Special purpose acquisition company (SPAC) Novus Capital Corporation II chose to merge with novel gravity and kinetic energy-based storage company Energy Vault after receiving target proposals from more than 100 different firms. 

Energy Vault has been valued at more than US$1.1 billion and the merger would list the combined business — effectively continuing to trade as Energy Vault — on the New York Stock Exchange, reported in September as the proposed deal was announced

Delaware-incorporated blank cheque corporation Novus Capital has filed a Form S-4 with the US Securities and Exchange Commission (SEC), outlining the terms and details of the transaction, which will follow a meeting of the SPAC’s shareholders and the passing of regulatory approvals. 

Energy Vault has only built one energy storage system to date, a 5MW commercial demonstrator project in Switzerland and is yet to sell secure any sales. Indeed, according to the Form S-4, the company has also yet to perfect the design of the large-scale systems it is marketing.

Yet Novus Capital leadership found the high growth potential of the renewable energy storage market and Energy Vault’s “competitive approach” to address this global need, based on its potential to deliver storage with lower levelised costs to operate and higher efficiency than competing mechanical and thermodynamic technologies among compelling reasons to propose the merger transaction. 

Novus was looking for opportunities across a range of industries and technologies, originally seeking to acquire a high growth company but decided instead on the merger strategy once Energy Vault had been identified and engaged with.

Despite the lack of sales, Energy Vault has found some high profile investors, among them Saudi Aramco, Softbank Vision Fund and Enel Green Power, the latter a strategic partner. In August it closed a Series C funding round which raised US$100 million.

It has also got an experienced management team and the principles of its technology, which involves hoisting 35 tonne weights on cranes and lowering them to release energy, could offer a high level of sustainability, being made using abundant and recyclable materials, Novus said. 

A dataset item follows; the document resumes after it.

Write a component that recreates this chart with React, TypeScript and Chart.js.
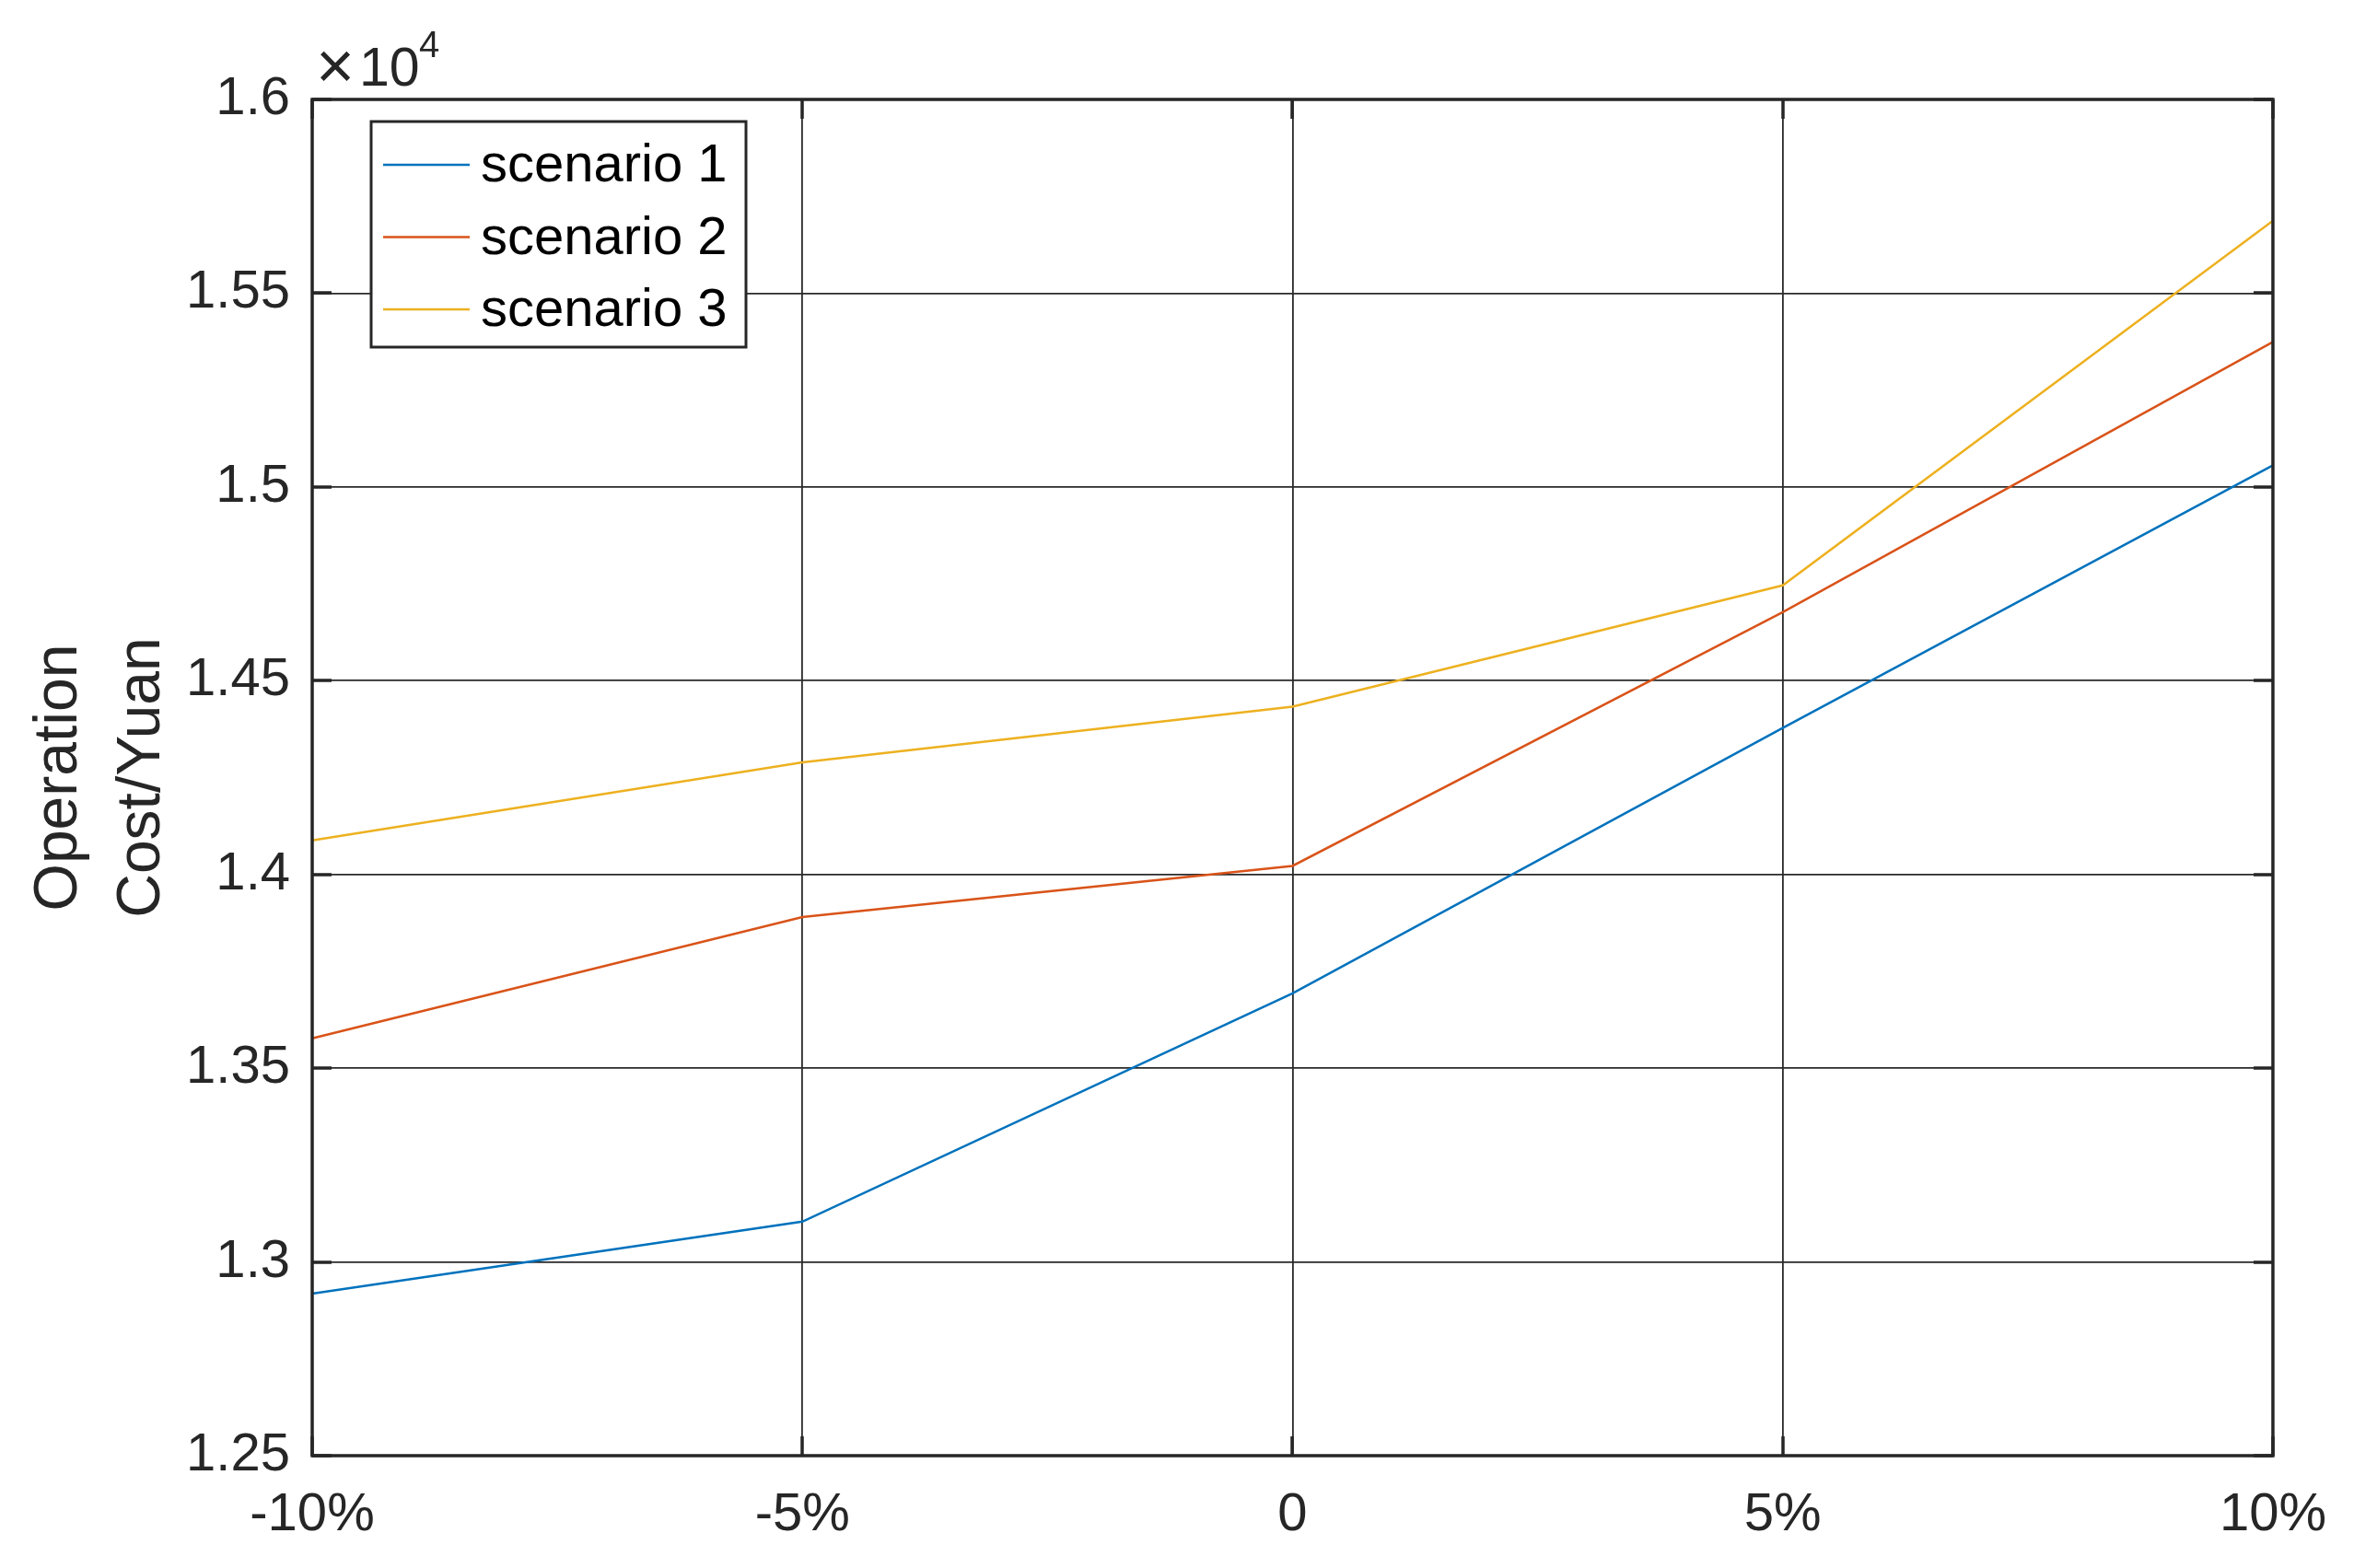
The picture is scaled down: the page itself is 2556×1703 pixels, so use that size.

The energy storage company made losses of around US$25 million last calendar year and admitted it faces the challenges of developing the final design of its platforms to be cost-competitive with other technologies over a number of years, which will make it challenging to turn a profit and maintain that status. 

Assuming no public stockholders exercise redemption rights and no earn out shares are issued following the combination, Energy Vault stockholders will own 70.7% of total shares in the combined company, subscribers to a private investment in public equity (PIPE) commitment will own around 6.5%, public stockholders will own around 18.6%, holders of initial stockholder shares will own about 3.8% and holders of Novus Capital Corporation II shares will own approximately 0.4%. 

Energy Vault will be the latest novel energy storage tech provider to public list through a SPAC merger if the deal goes through: iron flow battery company ESS Inc got its NYSE listing a few days ago, while zinc battery storage provider Eos listed on NASDAQ just under a year ago.